A Chinese cybersecurity firm has announced what it claims are domestically developed AI tools capable of matching the capabilities of Anthropic's Mythos, a frontier model that has drawn significant attention for its advanced cybersecurity applications. The announcement signals an escalating technological rivalry between the US and China in the domain of AI-powered cyber defence.
What Was Unveiled
The announcement was made by Zhou Hongyi, founder of 360 Security Technology, at the ISC.AI 2026 cybersecurity conference in Beijing. The company unveiled two tools under the collective banner "Yitian Tulong" — a reference meaning "Heavenly Sword and Dragon Saber" from a classic Chinese martial arts novel.
The first tool, Tulongfeng, is an automated software vulnerability discovery system that Zhou described as "China's version of Mythos." The second, Yitianzhen, is an automated cyber defence and incident response system.
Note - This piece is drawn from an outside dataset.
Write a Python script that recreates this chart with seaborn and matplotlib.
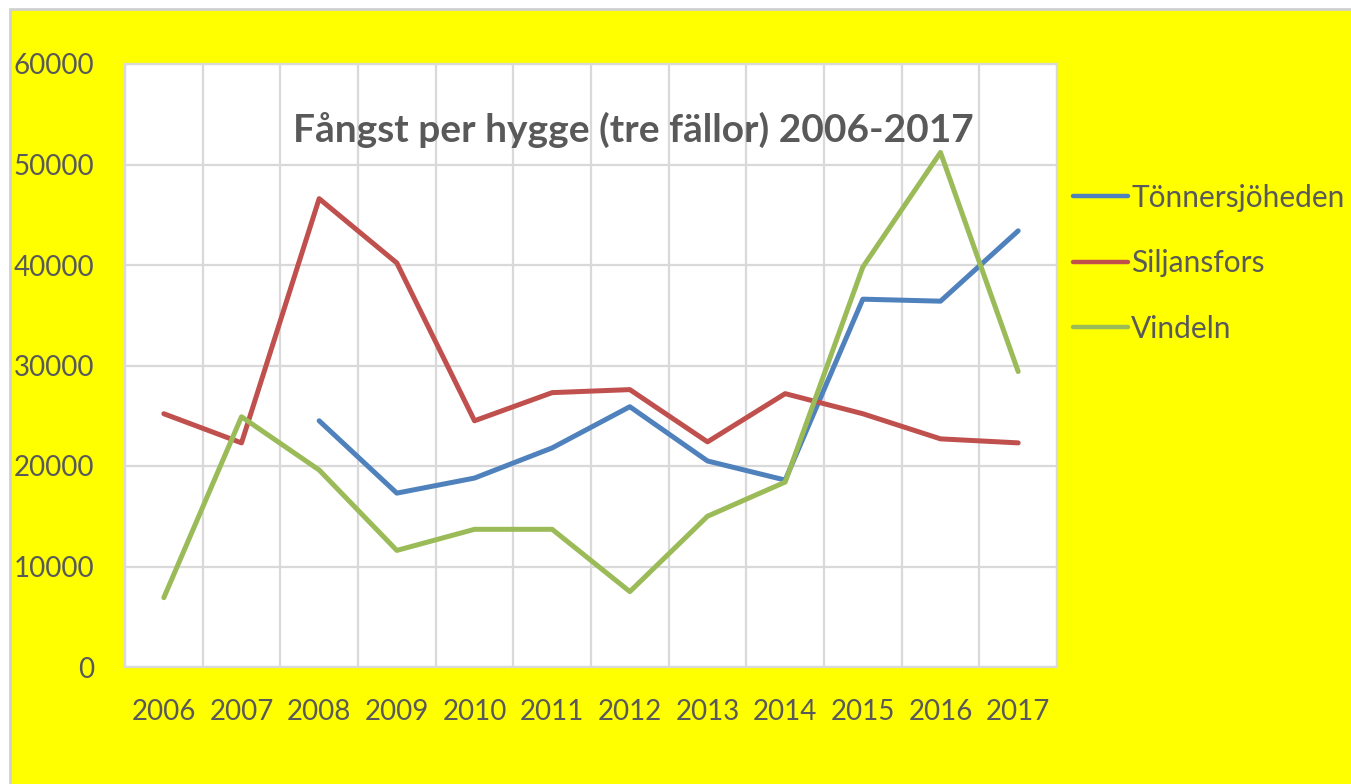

Zhou portrayed the AI tool as a strategic national asset, warning against a scenario where U.S. firms possess advanced vulnerability-detection capabilities while Chinese companies lack comparable access. He argued that such powerful technology should not be monopolised by any single country.
360 Security Technology says Tulongfeng has identified 3,432 software vulnerabilities, including 105 confirmed by Chinese authorities. However, the company acknowledges that Chinese AI models still lag behind their U.S. counterparts by 20–30%, relying instead on a combination of AI, cybersecurity expertise, and automated tools to bridge the gap.
Anthropic's Mythos is not publicly available and remains accessible only to a small number of trusted organisations as part of a controlled research programme. China's decision to publicly benchmark against it, by name, reflects how the model has become a reference point in the global AI security conversation, even before wide release.
For policymakers and security researchers watching the US-China technology divide, the 360 announcement is a data point worth tracking: not because the tools have been independently verified, but because the intent behind them has been stated explicitly and at scale.